There’s a moving cover of Percy Mayfield’s “Please Send Me Someone To Love” which when sung by a man who’s dated Joanna Newsom & Cat Power is a tough sell, but you do almost feel a tiny bit sorry for him! Too Many Birds was already a personal favourite and it’s just as good here, again it shows the amazing subtlety of his words. During the closing verse, he constructs a sentence one word at a time, gradually working his way up from a simple “If” to “If you could only stop your heart beat for one heart beat” adding a word at a time, every time through for eleven times, it should be clunky but with his croaky voice it works majestically.
He closes the set with a couple of tracks from Dream River. First Seagull, which combines his two favourite topics, booze and birds! In reality it’s actually a track about the troubles of a travelling musician “With all the tolls we pay, we’ll own the highway someday” and more so it’s a track about the perpetual motion and cyclical nature of it all “How long have I been gone? How long have I been travelling? And how tired have I been? And how far have I got in circling and circling and circling?”

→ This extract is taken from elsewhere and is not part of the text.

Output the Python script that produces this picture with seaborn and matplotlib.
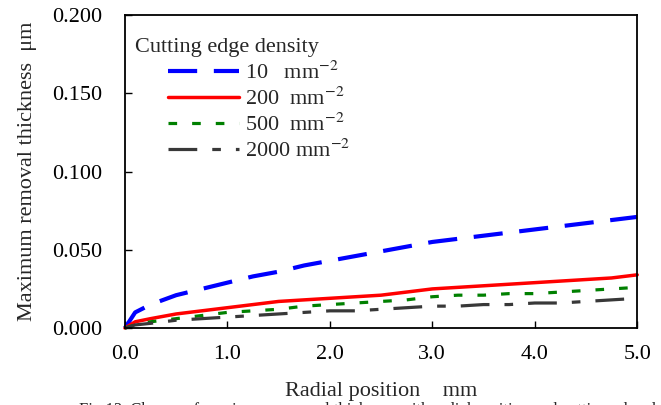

He closes appropriately with “Winter Road” the closing track of Dream River. It’s a rare moment of pure romanticism from our favourite grouchy old cynic “time alone means nothing, but time spent with you” and he goes on to note “when things are good, you just keep on” and you wish he would keep on for hours more. Sadly it’s the last track, but before he goes he treats us to a brilliant improvised tale, entirely off the cuff, about how Queen Victoria, firstly looked like a coin purses full of gold doubloons, and secondly would be the kind of person to stop if you’re truck broke down and help you out with jumper cables and a jump suit so she doesn’t get oil everywhere. You can’t help but crack a smile, and hope that as unlikely as it sounds maybe Vicky might actually be that sort of gal.
He doesn’t return for an encore, which is a great shame. There was so much more I wanted to hear, he didn’t even play my favourite track “Small Plane” but despite that, I can’t leave feeling anything but privileged to have seen a master at work. He’s made it now, he’s established his place, he’s found his niche and long may it last. He’s one of a kind is our Bill…and all the better for it!